Some additional facts:
Her name is not any of my property, and she owns her own rental house, valued less than mine, but we both had our homes before we got married. We both have our own separate mortgages.
We have no prenup. and no children.
She bought a new car during our marriage. I spent almost the same amount on home improvements.
All of our accounts and property are separate.
I was not interested in ending the marriage before this happened (the incident where I restrained her and called 911), and was ready and willing to resume our marital counseling, which we’d already initiated. There was absolutely no prior history of abuse or infidelity. She made it clear that if we did get separated, before all this happened, that she wanted me to support her through school, but when she actually chose to quit her job, she insisted that she could do it without my support, and so I didn’t offer it, other than to eliminate her share of monthly expenses… so I did support her to that extent. She liquidated her retirement account (abt. $30K), got student loans and a teachers assistant job and was planning on getting through school without my financial support.
I suppose the assault charge allows her to abandon the marriage AND get alimony? Had it not been for that, and she left the marriage, she wouldn’t be entitled to anything right? Not that I wouldn’t be willing to offer something, but what is fair and reasonable under these circumstances?

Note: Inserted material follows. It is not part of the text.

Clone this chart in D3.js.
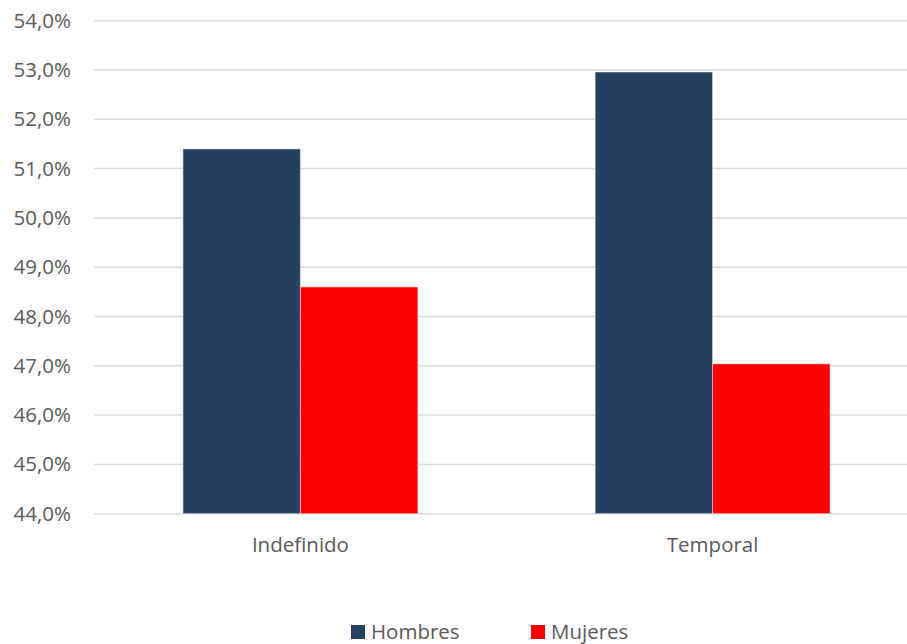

My atty says that her’s is willing to settle out of court, but that I’m still probably looking at $20K to settle the entire matter, or in the neighborhood of 2K/mo for a year. Is this reasonable from a NC Marital law perspective, given all the facts, or do I have grounds to contest? Based on everything we had agreed upon and done, this feels like a raw and very unfair money grab. If I’m not mistaken, the entire thing stems from my decision to physically try to stop her in the middle of a violent and drunken rampage.
Not sure how I never responded to the initial post, but if the spousal support is being paid pursuant to a court order, it is tax-deductible.
As for the follow up question, there are a lot of facts provided that would require an in depth analysis of the finances of the parties to determine what an equitable division of the assets would be. Additionally, I would need to know more about the supporting v. dependent nature of the relationship to accurately assess the claim for alimony.
Since you have an attorney, I would defer to his or her recommendations as he/she is more familiar with all of the facts.